Ecco il grafico, che riprendo da Northern Trust (le recessioni sono rappresentate dalle bande grigie):
Come spiega Asha Bangalore, dopo un effimero rimbalzo nel terzo trimestre, il LEI è tornato a spingersi in territorio negativo. E le prospettive sono di ulteriore indebolimento, visto che uno dei pochi elementi di relativa forza nel dato pubblicato ieri è stato l’andamento del mercato azionario a ottobre.

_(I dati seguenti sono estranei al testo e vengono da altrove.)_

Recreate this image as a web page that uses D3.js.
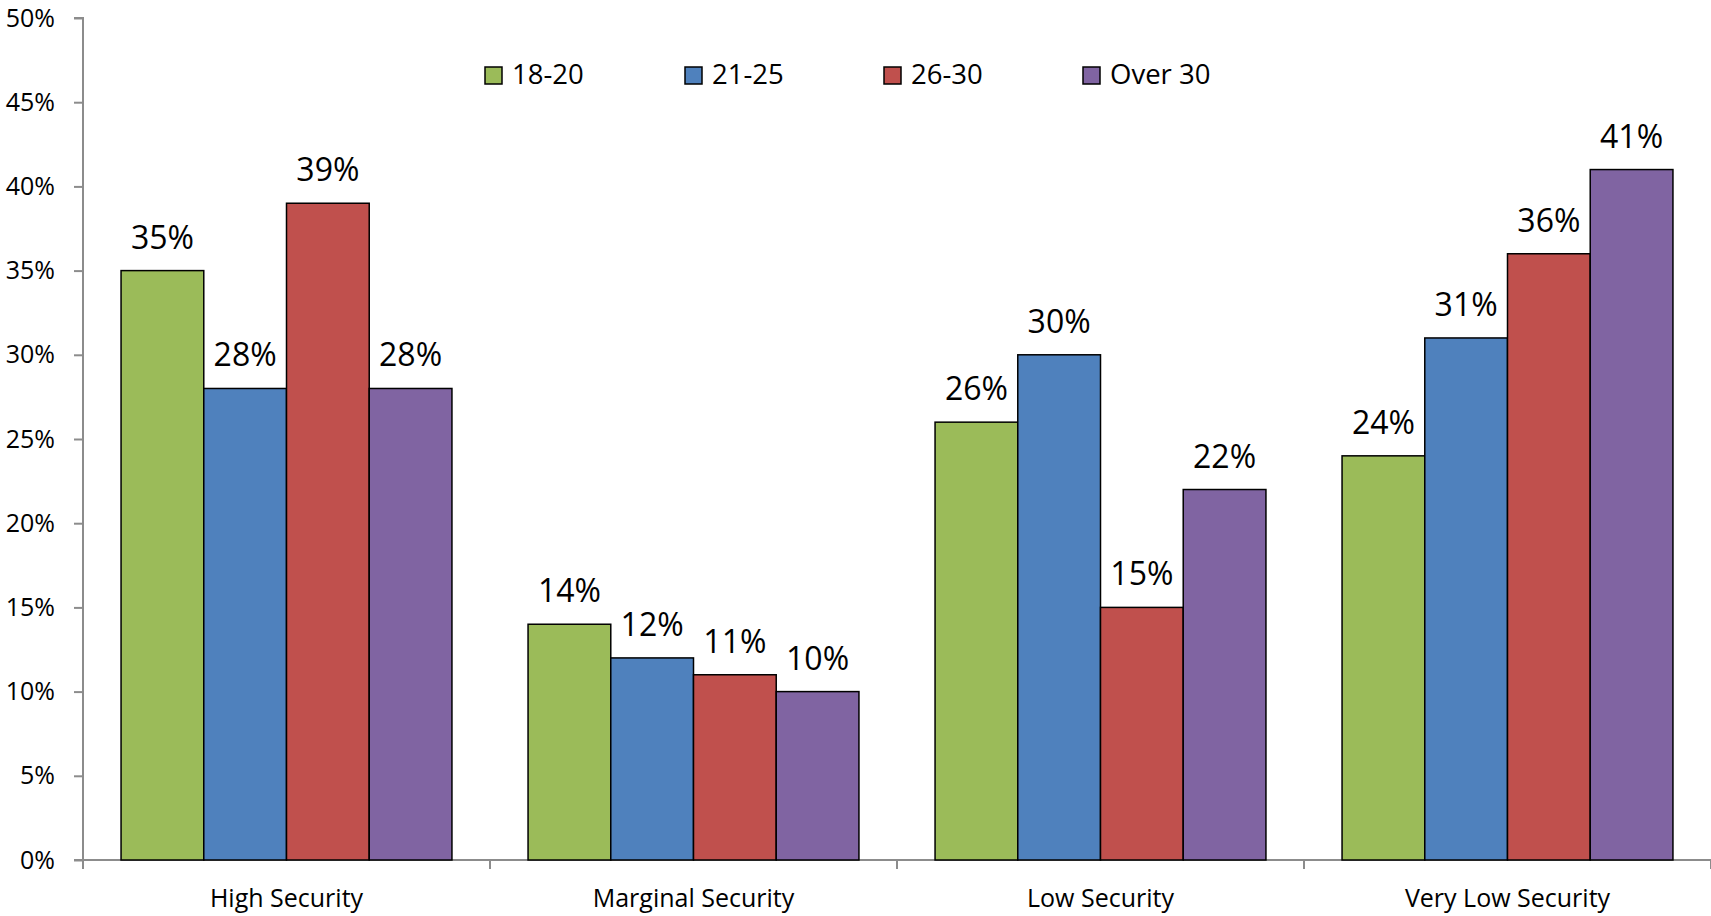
<!DOCTYPE html>
<html>
<head>
<meta charset="utf-8">
<script src="https://cdn.jsdelivr.net/npm/d3@7"></script>
<style>
  html, body { margin: 0; padding: 0; background: #fff; }
  svg { display: block; font-family: "Open Sans", sans-serif; }
</style>
</head>
<body>
<svg id="chart" width="1711" height="916"></svg>
<script>
const categories = ["High Security", "Marginal Security", "Low Security", "Very Low Security"];
const seriesNames = ["18-20", "21-25", "26-30", "Over 30"];
const series1820 = [35, 14, 26, 24];
const series2125 = [28, 12, 30, 31];
const series2630 = [39, 11, 15, 36];
const seriesOver30 = [28, 10, 22, 41];
const yTicks = [0, 5, 10, 15, 20, 25, 30, 35, 40, 45, 50];
const colors = ["#9BBB59", "#4F81BD", "#C0504D", "#8064A2"];

const allSeries = [series1820, series2125, series2630, seriesOver30];

const svg = d3.select("#chart");
const plotLeft = 83, plotRight = 1711, plotTop = 18, plotBottom = 860;

const x0 = d3.scaleBand().domain(categories).range([plotLeft, plotRight]).padding(0);
const gapRatio = 0.92;
const bw0 = x0.bandwidth();
const barW = bw0 / (seriesNames.length + gapRatio);
const x1 = d3.scaleBand().domain(seriesNames)
  .range([barW * gapRatio / 2, bw0 - barW * gapRatio / 2]).padding(0);
const y = d3.scaleLinear().domain([0, 50]).range([plotBottom, plotTop]);

// Y axis
const yAxis = d3.axisLeft(y).tickValues(yTicks).tickFormat(d => d + "%").tickSize(9).tickPadding(19);
const gy = svg.append("g").attr("transform", `translate(${plotLeft},0)`).call(yAxis);
gy.select(".domain").attr("stroke", "#8c8c8c").attr("stroke-width", 2)
  .attr("d", `M-9,${plotTop}H0V${plotBottom + 9}`);
gy.selectAll(".tick line").attr("stroke", "#8c8c8c").attr("stroke-width", 2);
gy.selectAll(".tick text").attr("fill", "#000").style("font-size", "25px")
  .style("font-family", "'Open Sans', sans-serif");

// X axis
const boundaries = categories.map(c => x0(c)).concat([plotRight]);
const gx = svg.append("g");
gx.append("line").attr("x1", plotLeft - 9).attr("x2", plotRight).attr("y1", plotBottom).attr("y2", plotBottom)
  .attr("stroke", "#8c8c8c").attr("stroke-width", 2);
gx.selectAll("line.tk").data(boundaries).join("line").attr("class", "tk")
  .attr("x1", d => d).attr("x2", d => d).attr("y1", plotBottom).attr("y2", plotBottom + 9)
  .attr("stroke", "#8c8c8c").attr("stroke-width", 2);
gx.selectAll("text").data(categories).join("text")
  .attr("x", d => x0(d) + bw0 / 2).attr("y", 907)
  .attr("text-anchor", "middle").style("font-size", "25px").attr("fill", "#000")
  .text(d => d);

// Bars
const groups = svg.append("g").selectAll("g").data(categories).join("g")
  .attr("transform", d => `translate(${x0(d)},0)`);
groups.each(function(cat, ci) {
  const g = d3.select(this);
  const vals = seriesNames.map((s, si) => ({ s, si, v: allSeries[si][ci] }));
  g.selectAll("rect").data(vals).join("rect")
    .attr("x", d => x1(d.s)).attr("width", x1.bandwidth())
    .attr("y", d => y(d.v)).attr("height", d => plotBottom - y(d.v))
    .attr("fill", d => colors[d.si]).attr("stroke", "#000").attr("stroke-width", 1.5);
  g.selectAll("text").data(vals).join("text")
    .attr("x", d => x1(d.s) + x1.bandwidth() / 2).attr("y", d => y(d.v) - 22)
    .attr("text-anchor", "middle").style("font-size", "32px").attr("fill", "#000")
    .text(d => d.v + "%");
});

// Legend
const legendX = [485, 685, 884, 1083];
const lg = svg.append("g").selectAll("g").data(seriesNames).join("g")
  .attr("transform", (d, i) => `translate(${legendX[i]},0)`);
lg.append("rect").attr("x", 0).attr("y", 67).attr("width", 17).attr("height", 17)
  .attr("fill", (d, i) => colors[i]).attr("stroke", "#000").attr("stroke-width", 1.5);
lg.append("text").attr("x", 27).attr("y", 84).style("font-size", "27.5px").attr("fill", "#000")
  .text(d => d);
</script>
</body>
</html>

Ma sappiamo come Wall Street abbia poi mutato decisamente rotta a novembre.I segnali infausti provenienti dagli Usa sono, peraltro, numerosi, come ci ricorda Paul Kasriel in un’analisi pubblicata all’inizio di questa settimana.
Tra i più preoccupanti c’è l’andamento delle vendite al dettaglio, scese a ottobre, in termini reali (al netto, cioè, dell’inflazione) dell’1,65% annuo. Quello che sta accadendo, dice Kasriel, è che la crisi del mercato della casa sta finalmente inducendo le famiglie americane a moderare i consumi al fine di rimpinguare livelli di risparmio troppo bassi.
L’impennata del tasso di risparmio è una dinamica che si è manifestata subito prima di tutte le recessioni degli ultimi 40 anni, come evidenzia il grafico che segue:
Sulle prospettive del mercato della casa, all’origine del rallentamento dell’economia e dei patemi delle Borse, non c’è poi da illudersi.I prezzi, da qualche trimestre, hanno cominciato a flettere perché l’offerta di immobili supera la domanda. Ma questo squilibrio è destinato ad aumentare nei prossimi mesi. Insolvenze e pignoramenti sono in rapida ascesa, e spingono una massa crescente di immobili sul mercato.
Il risultato è che le scorte di case invendute, in rapporto al numero di case vendute, hanno già superato i livelli toccati nella recessione del 1990-91 e seguitano a impennarsi, come risulta chiaro dal grafico che segue (il quale mostra, per chi non sappia decifrare l’inglese, che al ritmo attuale di vendita occorrerebbero 10,3 mesi per esaurire le scorte di case invendute):
La caduta dei prezzi delle case, conclude Kasriel, è con ogni probabilità destinata ad accelerare nel 2008, con due effetti negativi. Verrà ulteriormente ridotta la capacità delle famiglie Usa di indebitarsi, e sostenere in questo modo i consumi. E diminuirà ancora il valore del collaterale sottostante all’enorme massa di Asset-backed securities (ABS), su cui Wall Street ha costruito negli ultimi anni quella bolla del credito che con fragore sta ora scoppiando.
Per cercare di evitare una recessione, la Federal Reserve dovrebbe per Kasriel portare i Fed funds al 3,5% entro la metà del 2008. Ma c’è da dubitare che sarà in grado di farlo. Con il petrolio a 100 dollari al barile e il dollaro già così debole, ci sono rischi sia di inflazione che di un collasso del biglietto verde.
Quale può essere la conclusione? Un quadro tecnico e fondamentale in peggioramento, e due enormi bolle – quella della casa e quella del credito – che hanno appena iniziato a sgonfiarsi, mi pare che rendano più credibile, almeno per ora, mettere in conto che le soglie di agosto non reggano a lungo.
Qui da noi hanno già ceduto. Ma importa poco. Anche chi investe a Piazza Affari è su Wall Street che deve tenere puntato lo sguardo.